- Born: Mosheh Sha'ul 24 May 1929 İzmir, Turkey
- Died: 1 April 2023 (aged 93) Jerusalem
- Citizenship: Israeli
- Education: Hebrew University of Jerusalem
- Occupation: Journalist
- Known for: Work on restoring Ladino
- Awards: Order of Civil Merit

= Moshe Shaul =

Israeli journalist (1929–2023)

Moshe Shaul (משה שאול; 24 May 1929 – 1 April 2023), also known as Mosheh Sha'ul, was a Turkish-born Israeli journalist, writer and researcher of the culture of Sephardi Jews whose work on preserving the Ladino language was key to its revival.

== Biography ==
Shaul was born in İzmir, Turkey on 24 May 1929. He grew up in the neighborhood around the Bet Israel Synagogue and became a member of Neemanei Tsion, a local Jewish youth organization.

In 1949, Shaul made aliyah to Israel. He settled in Kibbutz Tzuba, where his older brother Bohor was already living. During his first year of in Hebrew University, in 1954, he began working under the radio broadcaster Kol Yisrael as a Ladino presenter. He visited the homes of elderly Ladino speakers at the wish of the radio, in order to record music that was at risk of going 'extinct', ultimately saving over 400 songs. He would graduate in 1959, attaining degrees in Sociology and Political Science. That same year he would join the Ladino broadcast of La Bos de Israel, a subsidiary Kol Yisrael of based in Jerusalem, and in 1977 he would take charge of it after the death of its director, Yitzhak Levy.

Shaul served as editor for Aki Yerushalayim during their first issue which was released on 4 April 1979 and continued this role for their 37 years of operation. While working there he actively worked towards standardizing the written language by creating a phonetic writing system which eventually became adopted around the world by Ladino writers.
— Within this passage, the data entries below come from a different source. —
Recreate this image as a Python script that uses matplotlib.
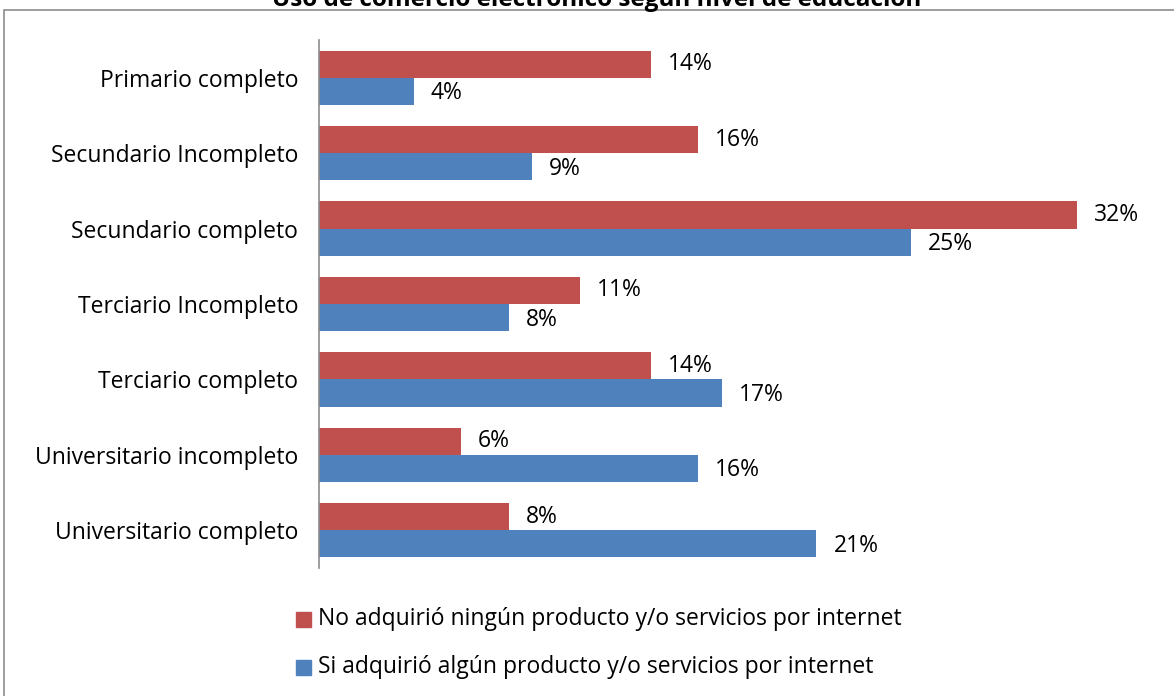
import numpy as np
import matplotlib.pyplot as plt
from matplotlib.patches import Rectangle

# ==================== DATA ====================
categories = [
    "Primario completo",
    "Secundario Incompleto",
    "Secundario completo",
    "Terciario Incompleto",
    "Terciario completo",
    "Universitario incompleto",
    "Universitario completo",
]
no_adquirio = [14, 16, 32, 11, 14, 6, 8]
si_adquirio = [4, 9, 25, 8, 17, 16, 21]

series_labels = [
    "No adquirió ningún producto y/o servicios por internet",
    "Si adquirió algún producto y/o servicios por internet",
]
title = "Uso de comercio electrónico según nivel de educación"

red = "#C0504D"
blue = "#4F81BD"
fs = 16.5

plt.rcParams['font.family'] = ['Open Sans', 'DejaVu Sans']

W, H = 1174, 696
fig = plt.figure(figsize=(W / 100, H / 100), dpi=100)

# plot area in pixel units
left, top, bottom, right = 319, 40, 568, 1148
ax = fig.add_axes([left / W, 1 - bottom / H, (right - left) / W, (bottom - top) / H])

n = len(categories)
y = np.arange(n)
h = 0.36
ax.barh(y - h / 2, no_adquirio, height=h, color=red)
ax.barh(y + h / 2, si_adquirio, height=h, color=blue)

ax.set_ylim(n - 0.5, -0.5)
ax.set_xlim(0, (right - left) / 23.69)

ax.set_yticks(y)
ax.set_yticklabels(categories, fontsize=fs)
ax.tick_params(axis='y', length=0, pad=15)
ax.set_xticks([])

for spine in ['top', 'right', 'bottom']:
    ax.spines[spine].set_visible(False)
ax.spines['left'].set_color('#8c8c8c')
ax.spines['left'].set_linewidth(1.2)

for yi, v in zip(y, no_adquirio):
    ax.annotate(f"{v}%", (v, yi - h / 2), xytext=(17, 0), textcoords='offset pixels',
                va='center', ha='left', fontsize=fs)
for yi, v in zip(y, si_adquirio):
    ax.annotate(f"{v}%", (v, yi + h / 2), xytext=(17, -2), textcoords='offset pixels',
                va='center', ha='left', fontsize=fs)

# legend drawn as squares + text
for ly, lbl, col in [(619, series_labels[0], red), (667, series_labels[1], blue)]:
    fig.patches.append(Rectangle((296 / W, 1 - (ly + 8) / H), 15 / W, 15 / H,
                                 transform=fig.transFigure, color=col))
    fig.text(318 / W, 1 - ly / H, lbl, fontsize=fs, va='center', ha='left')

# chart frame
fig.patches.append(Rectangle((4 / W, -0.05), 1.1, 1 - 10 / H + 0.05,
                             transform=fig.transFigure, fill=False,
                             edgecolor='#8c8c8c', linewidth=1.2))

fig.text(597 / W, 1 - 6 / H, title, fontsize=17.5, fontweight='bold',
         ha='center', va='baseline')

fig.savefig("out.png", dpi=100)
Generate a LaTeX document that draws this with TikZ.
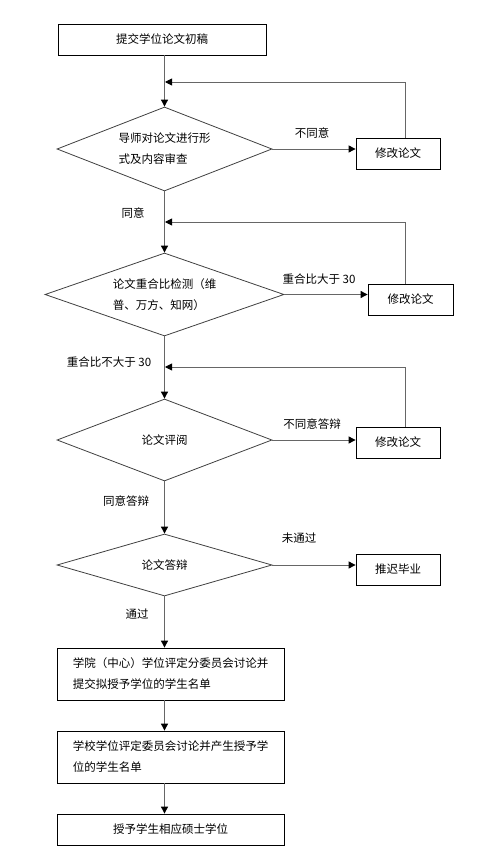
\documentclass[tikz,border=0pt]{standalone}
\usepackage{fontspec}
\newfontfamily\cjk{Noto Sans CJK SC}
\usetikzlibrary{shapes.geometric,arrows.meta}

\begin{document}
\begin{tikzpicture}[x=1pt,y=-1pt,
	font=\cjk\fontsize{11.5}{21}\selectfont,
	box/.style={draw=black, line width=0.8pt, rectangle, inner sep=0pt},
	test/.style={draw=black!75, line width=0.8pt, diamond, aspect=2.5, inner sep=0pt, align=left},
	flow/.style={draw=black!60, line width=0.9pt, -{Triangle[length=7pt,width=7pt,color=black]}},
	lab/.style={inner sep=0pt}]
		\useasboundingbox (0,0) rectangle (499,858);
		\node[box, minimum width=208pt, minimum height=31pt] (draft) at (162,39.5) {提交学位论文初稿};
		\node[test, minimum width=215pt, minimum height=84pt] (review) at (164.5,149) {导师对论文进行形\\式及内容审查};
		\node[box, minimum width=84pt, minimum height=31pt] (fixa) at (398,153.5) {修改论文};
		\node[test, minimum width=239pt, minimum height=83pt] (check) at (164.5,294.5) {论文重合比检测（维\\普、万方、知网）};
		\node[box, minimum width=85pt, minimum height=31pt] (fixb) at (410.5,299.5) {修改论文};
		\node[test, minimum width=215pt, minimum height=82pt] (assess) at (164.5,440) {论文评阅};
		\node[box, minimum width=84pt, minimum height=31pt] (fixc) at (398,442.5) {修改论文};
		\node[test, minimum width=215pt, minimum height=62pt] (defense) at (164.5,565) {论文答辩};
		\node[box, minimum width=84pt, minimum height=31pt] (delay) at (398,569.5) {推迟毕业};
		\node[box, minimum width=227pt, minimum height=52pt, align=left] (college) at (170.5,674) {学院（中心）学位评定分委员会讨论并\\提交拟授予学位的学生名单};
		\node[box, minimum width=227pt, minimum height=52pt, align=left] (school) at (170.5,757) {学校学位评定委员会讨论并产生授予学\\位的学生名单};
		\node[box, minimum width=227pt, minimum height=31pt] (award) at (170.5,829.5) {授予学生相应硕士学位};
		\coordinate (ra) at (405,82);
		\coordinate (ma) at (165,82);
		\coordinate (rb) at (405,222);
		\coordinate (mb) at (165,222);
		\coordinate (rc) at (405,367);
		\coordinate (mc) at (165,367);
		\draw[flow] (draft.south -| review.north) -- (review.north);
		\draw[flow] (review.east) -- (review.east -| fixa.west);
		\draw[flow] (fixa.north -| ra) -- (ra) -- (ma);
		\draw[flow] (review.south) -- (check.north);
		\draw[flow] (check.east) -- (check.east -| fixb.west);
		\draw[flow] (fixb.north -| rb) -- (rb) -- (mb);
		\draw[flow] (check.south) -- (assess.north);
		\draw[flow] (assess.east) -- (assess.east -| fixc.west);
		\draw[flow] (fixc.north -| rc) -- (rc) -- (mc);
		\draw[flow] (assess.south) -- (defense.north);
		\draw[flow] (defense.east) -- (defense.east -| delay.west);
		\draw[flow] (defense.south) -- (defense.south |- college.north);
		\draw[flow] (college.south -| defense.south) -- (school.north -| defense.south);
		\draw[flow] (school.south -| defense.south) -- (award.north -| defense.south);
		\node[lab] (disagree) at (312,133) {不同意};
		\node[lab] (agree) at (133,213) {同意};
		\node[lab] (high) at (319,279) {重合比大于 30};
		\node[lab] (low) at (109,362) {重合比不大于 30};
		\node[lab] (refuse) at (312,424) {不同意答辩};
		\node[lab] (accept) at (126,501) {同意答辩};
		\node[lab] (fail) at (299,538) {未通过};
		\node[lab] (pass) at (137,614) {通过};
\end{tikzpicture}
\end{document}
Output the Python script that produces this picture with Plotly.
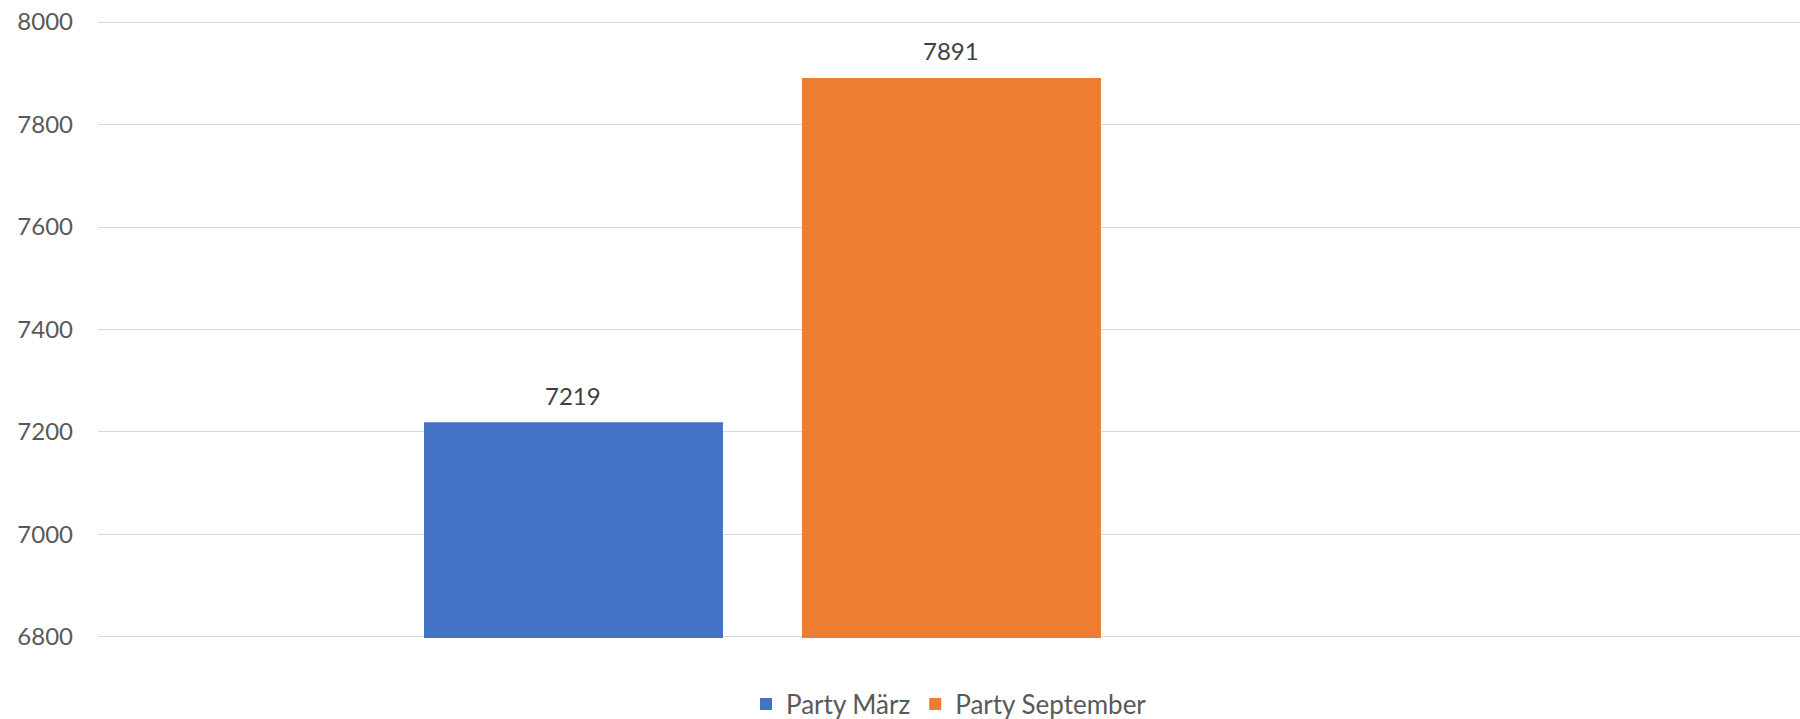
import plotly.graph_objects as go

series_names = ["Party März", "Party September"]
values = [7219, 7891]
colors = ["#4472C4", "#ED7D31"]
y_ticks = [6800, 7000, 7200, 7400, 7600, 7800, 8000]

FONT = "Lato, 'Liberation Sans', Arial, sans-serif"

fig = go.Figure()
for name, val, col in zip(series_names, values, colors):
    fig.add_trace(go.Bar(
        x=[name], y=[val], name=name,
        marker=dict(color=col, line=dict(width=0)),
        width=0.791,
        hoverinfo="skip",
    ))
    fig.add_annotation(
        x=name, y=val, xref="x", yref="y",
        text=str(val), showarrow=False,
        yanchor="middle", yshift=27,
        font=dict(family=FONT, size=24, color="#404040"),
    )

fig.update_layout(
    width=1800, height=719,
    barmode="overlay",
    paper_bgcolor="white", plot_bgcolor="white",
    margin=dict(l=98, r=0, t=20.5, b=81.3, autoexpand=False),
    font=dict(family=FONT, size=24, color="#595959"),
    showlegend=True,
    legend=dict(
        orientation="h", x=0.5, xanchor="center",
        y=-0.107, yanchor="middle",
        font=dict(family=FONT, size=26, color="#595959"),
        traceorder="normal",
    ),
    xaxis=dict(
        type="category",
        range=[-1.258, 3.245],
        showticklabels=False, showgrid=False, zeroline=False,
        showline=False, ticks="",
    ),
    yaxis=dict(
        range=[6798, 8002],
        tickvals=y_ticks,
        showgrid=True, gridcolor="#d9d9d9", gridwidth=1,
        zeroline=False, showline=False, ticks="",
        ticklabelstandoff=24,
        tickfont=dict(family=FONT, size=24, color="#595959"),
    ),
)

fig.write_html(
    "out.html",
    config={"displayModeBar": False, "staticPlot": True},
    post_script="document.body.style.margin='0';document.body.style.overflow='hidden';",
)
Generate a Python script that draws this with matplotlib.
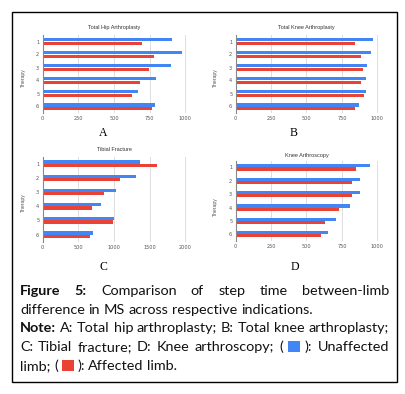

The orthography of his system was questioned due to the absence of written accents and a structure more similar to Turkish than Romance languages.

During this period Shaul also taught at Ben-Gurion University of the Negev (1980-1985) and served in the vice-presidency of the Ladino National Authority (NALC) in Israel from 1997 to 2015, where he trained new teachers for Judeo-Spanish and expanded the prevalence of the language. His work during this period is considered responsible for much of the diffusion of the Ladino language and culture in present-day Israel. He also worked and boarded several other organizations, such as Amutat Sefarad, to promote and preserve Judeo-Spanish. Shaul stated that the internet provides an opportunity to connect Judeo-Spanish speakers globally and create a living community to help promote the language.

Shaul's orthography was made more popular through his founding of the Maale Adumim Institute, an offshoot of Amutat Sefarad and the Autoridad Nasionala del Ladino both of which he helped originally found in 1997, with Avner Perez and a beginner text book for Ladino he published in 1999.

In 2016 Shaul was appointed a permanent member of the Royal Spanish Academy for Israel. Later in 2018 he was honored with Spain's Order of Civil Merit. He also received a 'Life Award' from Autoridad Nasionala del Ladino for his contributions to the Ladino language.

Shaul died on 1 April 2023 in Jerusalem and was buried in the cemetery in Shoresh.

== Published works ==
- Ladino (Spanyolit): Sefer limmud le-matḥilim (1999). Ed: Avner Perez.
- Shaʼul, Mosheh (1995). "El gizado sefaradi : rechetas de komidas sefaradis de la revista kulturala djudeo-espanyola Aki Yerushalayim"
- Ladino – Manual de estudio para principiantes (1990).